Box turtles should be provided with UVB exposure from a quality light. A lot of reptiles, box turtles included, synthesize vitamin D3 when exposed to UVB. Vitamin D3 is necessary for calcium to be metabolized. Animals that are not exposed to UVB can develop Metabolic Bone Disease. If MBD isn't treated in a timely fashion, skeletal deformities, kidney failure, seizures, and eventually death will occur.

Feeding Eastern Box turtles are omnivorous. Their diet should consist of part vegetable matter, and part of their diet should consist of animal matter. Per feeding, box turtles should be offer both mixed vegetables and animal protein. Provide appropriate animal proteins by feeding your box turtles crickets, meal worms, night crawlers and feeder fish. The vegetable part of the diet can include the following: 60-70% should be mustard, collard, endive, and dandelion greens. Romaine lettuce can be offered occasionally, but completely avoid iceberg lettuce all together as it is low in nutritional content and is more like candy. 20-30% should be vegetables such as carrots, squash, pumpkin, zucchini, and thawed frozen mixed vegetables. The last 10-20% should be comprised of fruits and flowers such as dandelion and hibiscus flowers, raspberries, strawberries, blueberries and tomatoes. Box turtles need a varied diet, so switch around the ingredients frequently. For example, one day you might offer crickets, mustard and collard greens, zucchini and tomatoes. The next day offer feeder fish with thawed mixed veggies, dandelion greens, and blueberries.

There are several food items you should not offer to your box turtle, as they can cause dietary related health issues. These include: A)Spinach because it contains oxalic acids which bind calcium, making it unavailable to your turtle. If calcium is not able to be absorbed by your box turtle, it may lead to MBD; B) Cauliflower, brussel sprouts, cabbage, kale, and broccoli should be offered in small amounts or avoided because these contain iodine binders that can cause thyroid problems such as goiters. Box turtles should receive calcium and vitamin supplementation once to twice a week for adults and three to four times a week for juveniles. We recommend Nekton-Rep.
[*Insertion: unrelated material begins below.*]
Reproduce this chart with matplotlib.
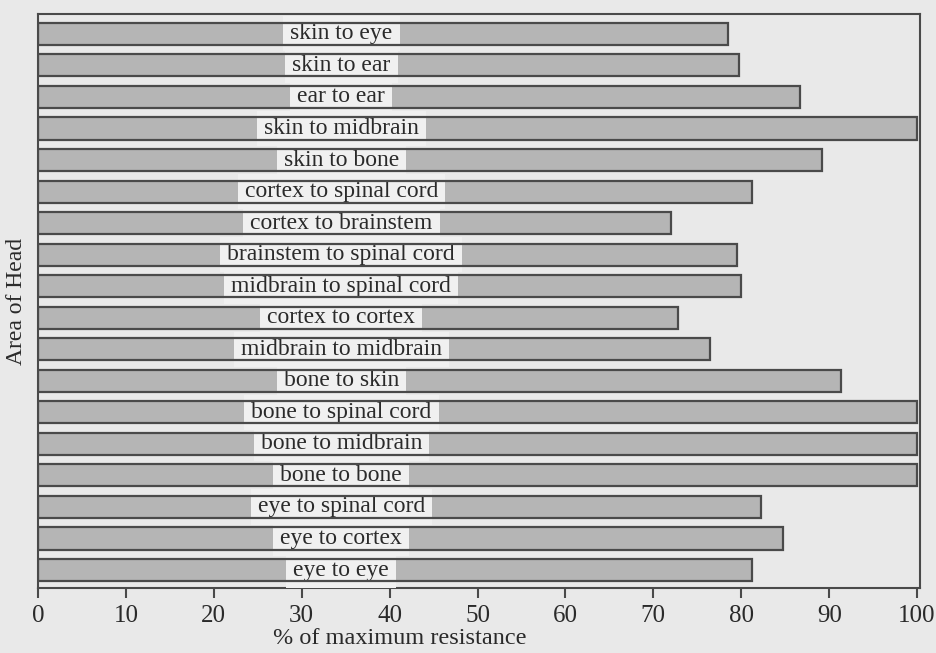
import matplotlib
matplotlib.use("Agg")
import matplotlib.pyplot as plt

# data, top to bottom as in the chart
areas = [
    "skin to eye", "skin to ear", "ear to ear", "skin to midbrain",
    "skin to bone", "cortex to spinal cord", "cortex to brainstem",
    "brainstem to spinal cord", "midbrain to spinal cord", "cortex to cortex",
    "midbrain to midbrain", "bone to skin", "bone to spinal cord",
    "bone to midbrain", "bone to bone", "eye to spinal cord",
    "eye to cortex", "eye to eye",
]
resistance = [
    78.5, 79.7, 86.7, 100, 89.2, 81.2, 72.0, 79.5, 80.0, 72.8,
    76.4, 91.3, 100, 100, 100, 82.2, 84.7, 81.2,
]
xticks = [0, 10, 20, 30, 40, 50, 60, 70, 80, 90, 100]

plt.rcParams['font.family'] = ['Liberation Serif', 'DejaVu Serif']
bg = '#e9e9e9'
frame = '#4a4a4a'

fig = plt.figure(figsize=(9.36, 6.53), dpi=100, facecolor=bg)
ax = fig.add_axes([0.0406, 0.0995, 0.9425, 0.879], facecolor=bg)

n = len(areas)
ypos = list(range(n - 1, -1, -1))
ax.barh(ypos, resistance, height=0.7, color='#b5b5b5',
        edgecolor='none', zorder=2)

# labels sit in light boxes in the middle of each bar
for y, name in zip(ypos, areas):
    ax.text(34.5, y, name, ha='center', va='center', fontsize=17,
            color='#2a2a2a', zorder=3,
            bbox=dict(boxstyle='square,pad=0.3', facecolor='#f0f0f0',
                      edgecolor='none'))

# bar outlines drawn again over the label boxes
ax.barh(ypos, resistance, height=0.7, color='none',
        edgecolor=frame, linewidth=1.6, zorder=4)

ax.set_xlim(0, 100.35)
ax.set_ylim(-0.57, n - 1 + 0.63)
ax.set_xticks(xticks)
ax.set_xticklabels([str(t) for t in xticks], fontsize=18, color='#2a2a2a')
ax.set_yticks([])
ax.tick_params(axis='x', direction='out', length=7, width=1.5,
               color=frame, pad=5)

for s in ax.spines.values():
    s.set_color(frame)
    s.set_linewidth(1.5)

ax.set_xlabel('% of maximum resistance', fontsize=17.5, color='#2a2a2a',
              labelpad=0)
ax.xaxis.set_label_coords(0.41, -0.069)
ax.set_ylabel('Area of Head', fontsize=17, color='#2a2a2a', labelpad=8)

fig.savefig('out.png', dpi=100, facecolor=bg)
Water Box turtles like to soak and should be provided with a clean source of water at all times. A shallow water tray used in planters is good to use for juveniles as they are sturdy and cannot be easily tipped over. However for smaller specimens, a dish of this type can be a death trap as they cannot climb over the edge to get out. Painting trays work very well for animals ranging from hatchlings to adults. They are sloped upward, allowing even the smallest to climb up and out of the water.